His appointment launched an outpouring of grief and anger, yet has also galvanised activists across the globe, with more women signing up for public office, and a worldwide protest five million strong.
Journalist and editor Rebekah White, author and activist Emily Writes, and writers Laura Irish and Michelanne Forster discuss, with Nelson Museum CEO Lucinda Blackley-Jimson keeping order.
It’s been a year full of wings for Elisabeth Easther.
She wrote a play on the work of Nelson bird and environmental activist Perrine Moncrieff, and edited an anthology of New Zealand avian writing, Bird Words.
As well as writing, Easther also has the distinction of being long-running soap Shortland Street’s first murderer, in her three-year role as nurse Carla Crozier.
Elisabeth discusses birds, writing and life with Michelanne Forster.

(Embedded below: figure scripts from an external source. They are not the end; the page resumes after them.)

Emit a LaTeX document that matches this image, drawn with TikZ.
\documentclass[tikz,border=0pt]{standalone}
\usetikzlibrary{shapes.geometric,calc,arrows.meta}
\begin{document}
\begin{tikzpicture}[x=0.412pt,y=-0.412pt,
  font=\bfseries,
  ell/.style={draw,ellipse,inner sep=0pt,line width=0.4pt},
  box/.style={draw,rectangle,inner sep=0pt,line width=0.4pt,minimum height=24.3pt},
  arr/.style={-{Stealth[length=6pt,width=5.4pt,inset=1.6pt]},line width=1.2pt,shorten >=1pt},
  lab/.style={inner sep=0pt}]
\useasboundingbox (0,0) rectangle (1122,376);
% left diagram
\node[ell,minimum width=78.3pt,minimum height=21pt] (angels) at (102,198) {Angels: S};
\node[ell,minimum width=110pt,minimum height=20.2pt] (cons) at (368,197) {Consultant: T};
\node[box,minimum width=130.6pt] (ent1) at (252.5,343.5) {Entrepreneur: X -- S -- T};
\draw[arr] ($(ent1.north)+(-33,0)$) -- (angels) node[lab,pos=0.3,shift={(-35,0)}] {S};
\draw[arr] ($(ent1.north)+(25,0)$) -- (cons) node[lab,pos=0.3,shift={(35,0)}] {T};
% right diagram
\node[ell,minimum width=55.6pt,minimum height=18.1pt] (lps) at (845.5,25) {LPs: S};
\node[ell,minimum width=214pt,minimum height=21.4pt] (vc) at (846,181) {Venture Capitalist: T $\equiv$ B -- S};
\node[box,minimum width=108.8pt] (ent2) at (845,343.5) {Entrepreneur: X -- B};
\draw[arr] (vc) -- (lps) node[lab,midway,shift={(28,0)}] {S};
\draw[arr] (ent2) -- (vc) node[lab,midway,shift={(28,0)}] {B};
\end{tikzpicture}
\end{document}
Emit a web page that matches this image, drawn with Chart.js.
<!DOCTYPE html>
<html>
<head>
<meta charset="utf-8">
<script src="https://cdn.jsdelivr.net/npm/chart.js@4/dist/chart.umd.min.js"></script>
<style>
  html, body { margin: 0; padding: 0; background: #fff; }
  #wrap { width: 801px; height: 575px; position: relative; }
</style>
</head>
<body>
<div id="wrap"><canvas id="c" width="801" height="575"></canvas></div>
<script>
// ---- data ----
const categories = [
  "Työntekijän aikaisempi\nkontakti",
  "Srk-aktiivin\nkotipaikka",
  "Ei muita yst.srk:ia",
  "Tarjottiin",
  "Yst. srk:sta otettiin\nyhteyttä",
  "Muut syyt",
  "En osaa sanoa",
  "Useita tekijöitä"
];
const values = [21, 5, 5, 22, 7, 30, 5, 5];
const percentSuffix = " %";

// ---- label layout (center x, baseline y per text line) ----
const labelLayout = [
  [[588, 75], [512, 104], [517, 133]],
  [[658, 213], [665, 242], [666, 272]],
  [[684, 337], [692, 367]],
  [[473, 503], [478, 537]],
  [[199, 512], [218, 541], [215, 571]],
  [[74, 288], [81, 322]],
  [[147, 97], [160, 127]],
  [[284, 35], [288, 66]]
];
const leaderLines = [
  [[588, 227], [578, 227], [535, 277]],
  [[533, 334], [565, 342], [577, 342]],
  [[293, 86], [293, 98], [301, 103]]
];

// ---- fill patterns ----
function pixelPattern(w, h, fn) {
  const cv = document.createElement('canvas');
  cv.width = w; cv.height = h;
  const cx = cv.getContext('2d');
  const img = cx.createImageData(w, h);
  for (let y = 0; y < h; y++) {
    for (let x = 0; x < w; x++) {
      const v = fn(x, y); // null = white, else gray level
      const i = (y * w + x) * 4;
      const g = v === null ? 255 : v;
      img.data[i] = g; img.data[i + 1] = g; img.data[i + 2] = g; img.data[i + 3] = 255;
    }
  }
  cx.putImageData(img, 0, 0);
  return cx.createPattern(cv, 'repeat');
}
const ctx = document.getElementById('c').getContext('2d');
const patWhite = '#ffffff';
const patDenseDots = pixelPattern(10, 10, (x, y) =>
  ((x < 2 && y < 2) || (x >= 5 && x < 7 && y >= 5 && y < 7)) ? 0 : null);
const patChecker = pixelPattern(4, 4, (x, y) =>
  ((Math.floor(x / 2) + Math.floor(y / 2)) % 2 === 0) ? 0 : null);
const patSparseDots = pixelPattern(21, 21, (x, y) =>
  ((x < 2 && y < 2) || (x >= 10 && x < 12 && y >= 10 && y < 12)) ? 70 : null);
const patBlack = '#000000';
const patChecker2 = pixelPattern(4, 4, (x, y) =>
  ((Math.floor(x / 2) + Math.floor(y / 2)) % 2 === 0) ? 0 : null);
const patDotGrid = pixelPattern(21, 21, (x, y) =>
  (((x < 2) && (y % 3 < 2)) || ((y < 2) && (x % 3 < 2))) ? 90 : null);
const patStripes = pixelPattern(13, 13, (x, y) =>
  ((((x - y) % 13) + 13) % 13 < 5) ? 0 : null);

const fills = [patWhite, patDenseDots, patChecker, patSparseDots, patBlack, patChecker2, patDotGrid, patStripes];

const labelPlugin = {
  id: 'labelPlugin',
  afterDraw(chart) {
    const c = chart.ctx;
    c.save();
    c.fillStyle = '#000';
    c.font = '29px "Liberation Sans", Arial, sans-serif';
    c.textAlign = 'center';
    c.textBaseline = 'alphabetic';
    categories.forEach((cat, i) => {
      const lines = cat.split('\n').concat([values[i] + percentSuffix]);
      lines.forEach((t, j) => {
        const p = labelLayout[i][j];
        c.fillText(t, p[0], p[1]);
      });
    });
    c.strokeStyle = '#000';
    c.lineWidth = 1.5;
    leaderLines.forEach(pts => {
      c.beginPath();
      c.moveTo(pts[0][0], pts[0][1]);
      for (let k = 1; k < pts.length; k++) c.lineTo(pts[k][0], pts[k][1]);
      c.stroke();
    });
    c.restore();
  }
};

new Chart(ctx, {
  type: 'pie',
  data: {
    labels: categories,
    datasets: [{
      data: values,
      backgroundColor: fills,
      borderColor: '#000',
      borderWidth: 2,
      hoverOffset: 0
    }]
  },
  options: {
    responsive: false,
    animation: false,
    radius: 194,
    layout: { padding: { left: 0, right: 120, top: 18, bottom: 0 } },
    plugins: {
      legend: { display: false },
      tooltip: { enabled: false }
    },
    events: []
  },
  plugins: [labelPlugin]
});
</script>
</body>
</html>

Caver Marcus Thomas and photographer Neil Silverwood laboured over Caves for years, producing a coffee-table behemoth full of the magic of our underground world.
The top of the South Island has some of the globe’s most spectacular caves, but few people will ever realise the extent of their magnificence in person. This will be your chance to cave vicariously with one of New Zealand’s best, in conversation with Potton & Burton publisher Robbie Burton.

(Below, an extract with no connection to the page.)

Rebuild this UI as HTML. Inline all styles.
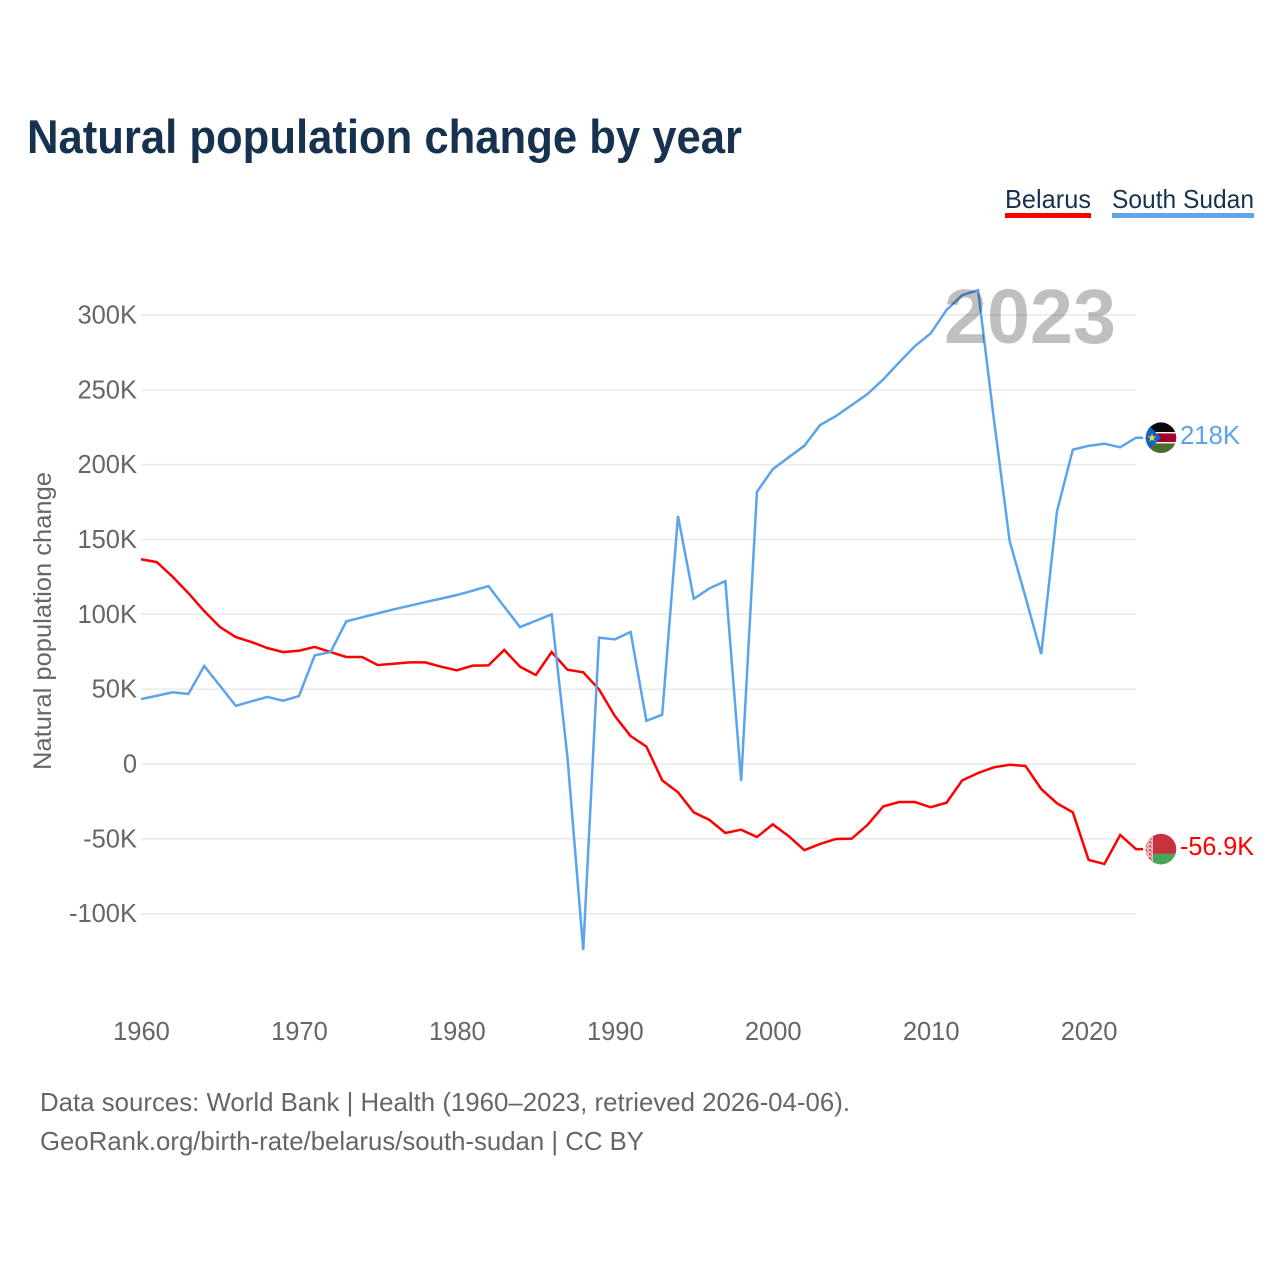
<!DOCTYPE html>
<html lang="en">
<head>
<meta charset="utf-8">
<title>Natural population change by year</title>
<style>
  html, body { margin: 0; padding: 0; background: #fff; }
  svg { display: block; font-family: "Liberation Sans", sans-serif; }
  .tick { font-size: 25.5px; fill: #666; }
</style>
</head>
<body>
<svg id="chart" xmlns="http://www.w3.org/2000/svg" width="1280" height="1280" viewBox="0 0 1280 1280">
  <defs>
    <clipPath id="flag-clip"><circle cx="0" cy="0" r="15.3"></circle></clipPath>
    <pattern id="hoist-pattern" width="4" height="4" patternUnits="userSpaceOnUse">
      <rect width="4" height="4" fill="#eebcc1"></rect>
      <rect x="0" y="0" width="2" height="2" fill="#c8313e" opacity="0.85"></rect>
      <rect x="2" y="2" width="1" height="1" fill="#c8313e" opacity="0.7"></rect>
    </pattern>
  </defs>
  <rect width="1280" height="1280" fill="#fff"></rect>

  <text x="27" y="153" font-size="47" font-weight="700" fill="#17324f" textLength="715" lengthAdjust="spacingAndGlyphs">Natural population change by year</text>

  <g>
    <g>
      <text x="1005" y="208" font-size="26" fill="#17324f" textLength="86" lengthAdjust="spacingAndGlyphs">Belarus</text>
      <rect x="1005" y="213" width="86" height="5" fill="#ff0000"></rect>
    </g>
    <g>
      <text x="1112" y="208" font-size="26" fill="#17324f" textLength="142" lengthAdjust="spacingAndGlyphs">South Sudan</text>
      <rect x="1112" y="213" width="142" height="5" fill="#62a6ea"></rect>
    </g>
  </g>

  <g id="grid"></g>
  <g id="y-ticks"></g>
  <g id="x-ticks"></g>
  <text transform="translate(51,621) rotate(-90)" text-anchor="middle" font-size="25" fill="#666" textLength="298" lengthAdjust="spacingAndGlyphs">Natural population change</text>
  <g id="series"></g>

  <text x="1030" y="343" text-anchor="middle" font-size="77" font-weight="700" fill="#000" fill-opacity="0.25" textLength="172" lengthAdjust="spacingAndGlyphs">2023</text>

  <g id="flag-south-sudan">
    <g clip-path="url(#flag-clip)">
      <rect x="-16" y="-16" width="32" height="32" fill="#fff"></rect>
      <rect x="-16" y="-16" width="32" height="10.3" fill="#0a0a0a"></rect>
      <rect x="-16" y="-4.3" width="32" height="8.6" fill="#a6002c"></rect>
      <rect x="-16" y="5.7" width="32" height="10.3" fill="#4a6f2c"></rect>
      <polygon points="-16,-16 0,0 -16,16" fill="#1366bd"></polygon>
      <polygon points="-9,-4 -7.8,-1.2 -4.8,-1.2 -7.2,0.7 -6.4,3.6 -9,2 -11.6,3.6 -10.8,0.7 -13.2,-1.2 -10.2,-1.2" fill="#f6d33c"></polygon>
    </g>
  </g>
  <g id="flag-belarus">
    <g clip-path="url(#flag-clip)">
      <rect x="-16" y="-16" width="32" height="21" fill="#c8313e"></rect>
      <rect x="-16" y="4.5" width="32" height="12" fill="#4aa657"></rect>
      <rect x="-16" y="-16" width="8" height="32" fill="url(#hoist-pattern)"></rect>
    </g>
  </g>

  <g id="end-labels"></g>

  <text x="40" y="1111" font-size="26" fill="#666" textLength="810" lengthAdjust="spacingAndGlyphs">Data sources: World Bank | Health (1960–2023, retrieved 2026-04-06).</text>
  <text x="40" y="1150" font-size="26" fill="#666" textLength="604" lengthAdjust="spacingAndGlyphs">GeoRank.org/birth-rate/belarus/south-sudan | CC BY</text>
</svg>

<script>
// Chart data (population change, thousands)
const years = [1960,1961,1962,1963,1964,1965,1966,1967,1968,1969,1970,1971,1972,1973,1974,1975,1976,1977,1978,1979,1980,1981,1982,1983,1984,1985,1986,1987,1988,1989,1990,1991,1992,1993,1994,1995,1996,1997,1998,1999,2000,2001,2002,2003,2004,2005,2006,2007,2008,2009,2010,2011,2012,2013,2014,2015,2016,2017,2018,2019,2020,2021,2022,2023];
const belarusValues = [136.8,134.9,125.1,114.2,102.2,91.5,84.8,81.5,77.5,74.8,75.7,78.2,74.8,71.5,71.5,66.1,67.0,67.9,67.9,65.0,62.6,65.7,65.9,76.2,65.0,59.5,74.8,63.0,61.3,49.9,32.1,18.7,11.6,-10.9,-18.9,-32.3,-37.4,-46.1,-43.9,-48.8,-40.3,-48.1,-57.6,-53.4,-50.1,-49.9,-40.7,-28.3,-25.4,-25.4,-28.9,-25.9,-10.9,-6.0,-2.2,-0.5,-1.3,-16.7,-26.3,-32.3,-64.1,-66.8,-47.4,-56.9];
const southSudanValues = [43.4,45.6,47.9,46.8,65.5,52.3,38.9,41.9,44.8,42.3,45.4,72.6,74.8,95.3,98.0,100.7,103.3,105.7,108.2,110.5,112.9,115.8,118.9,105.1,91.5,95.7,100.0,4.7,-124.2,84.4,83.3,88.2,28.9,32.9,165.7,110.4,117.4,122.2,-11.4,181.9,196.9,204.9,212.6,226.5,232.5,239.8,247.2,257.0,268.3,279.2,287.7,303.3,313.3,316.6,230.5,149.0,111.6,73.5,169.0,210.0,212.6,214.0,211.6,218.0];
const yTickValues = [300,250,200,150,100,50,0,-50,-100];
const yTickLabels = ["300K","250K","200K","150K","100K","50K","0","-50K","-100K"];
const xTickValues = [1960,1970,1980,1990,2000,2010,2020];
const xTickLabels = ["1960","1970","1980","1990","2000","2010","2020"];
const belarusEndLabel = "-56.9K";
const southSudanEndLabel = "218K";

const SVG_NS = "http://www.w3.org/2000/svg";
const plotLeft = 141, plotRight = 1136, zeroY = 764, pxPerK = 449 / 300;

function xScale(year) {
  return plotLeft + (year - years[0]) * (plotRight - plotLeft) / (years[years.length - 1] - years[0]);
}
function yScale(value) {
  return zeroY - value * pxPerK;
}
function make(tag, attrs, text) {
  const el = document.createElementNS(SVG_NS, tag);
  for (const key in attrs) el.setAttribute(key, attrs[key]);
  if (text !== undefined) el.textContent = text;
  return el;
}

const gridGroup = document.getElementById("grid");
const yTickGroup = document.getElementById("y-ticks");
const xTickGroup = document.getElementById("x-ticks");
const seriesGroup = document.getElementById("series");
const endLabelGroup = document.getElementById("end-labels");

yTickValues.forEach(function (value, i) {
  const line = make("line", { x1: plotLeft, x2: plotRight, y1: yScale(value), y2: yScale(value), stroke: "#e9e9e9", "stroke-width": 1.5 });
  
  
  gridGroup.appendChild(line);

  const label = make("text", { x: 137, y: yScale(value) + 8.5, "text-anchor": "end", class: "tick" }, yTickLabels[i]);
  
  
  yTickGroup.appendChild(label);
});

xTickValues.forEach(function (year, i) {
  const label = make("text", { x: xScale(year) + 0.5, y: 1040, "text-anchor": "middle", class: "tick" }, xTickLabels[i]);
  
  
  xTickGroup.appendChild(label);
});

function linePoints(values) {
  return values.map(function (value, i) {
    return xScale(years[i]).toFixed(2) + "," + yScale(value).toFixed(2);
  }).join(" ") + " " + (xScale(years[values.length - 1]) + 7).toFixed(2) + "," + yScale(values[values.length - 1]).toFixed(2);
}

const belarusLine = make("polyline", { points: linePoints(belarusValues), fill: "none", stroke: "#ff0000", "stroke-width": 2.5 });



const southSudanLine = make("polyline", { points: linePoints(southSudanValues), fill: "none", stroke: "#5ba4ec", "stroke-width": 2.5 });



seriesGroup.appendChild(belarusLine);
seriesGroup.appendChild(southSudanLine);

const lastBelarus = belarusValues[belarusValues.length - 1];
const lastSouthSudan = southSudanValues[southSudanValues.length - 1];
document.getElementById("flag-belarus").setAttribute("transform", "translate(" + (plotRight + 25) + "," + yScale(lastBelarus) + ")");
document.getElementById("flag-south-sudan").setAttribute("transform", "translate(" + (plotRight + 25) + "," + yScale(lastSouthSudan) + ")");

const belarusLabel = make("text", { x: 1180, y: yScale(lastBelarus) + 6, "font-size": 26, fill: "#ff0000", textLength: 74, lengthAdjust: "spacingAndGlyphs" }, belarusEndLabel);


endLabelGroup.appendChild(belarusLabel);

const southSudanLabel = make("text", { x: 1180, y: yScale(lastSouthSudan) + 6.5, "font-size": 26, fill: "#5ba4ec", textLength: 60, lengthAdjust: "spacingAndGlyphs" }, southSudanEndLabel);


endLabelGroup.appendChild(southSudanLabel);
</script>
</body>
</html>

Acclaimed writers - and long-time friends - Tusiata Avia and Selina Tusitala Marsh each create sonorous prose and poetry that weave together the voices of the living and dead, the past and the present.
They’ve been looking for a chance to interrogate each other, and here’s your opportunity to hear the results.
Join two of New Zealand’s leading writers as they discuss their own work, as well as consider each other’s.
Congratulations to Selina who is New Zealand's new Poet Laureate.
The Marlborough Sounds are paradise – unless you’re hiding from a ruthless man with a grudge.
Marlborough Man author Alan Carter’s first crime novel, centering on detective sergeant Philip ‘Cato’ Kwong, won Australia’s prestigious Ned Kelly Award for Best First Fiction in 2011 and became a series, translated around the world.
A first-rate crime novelist, Carter discusses the local influences on his latest work with author Karen Stade.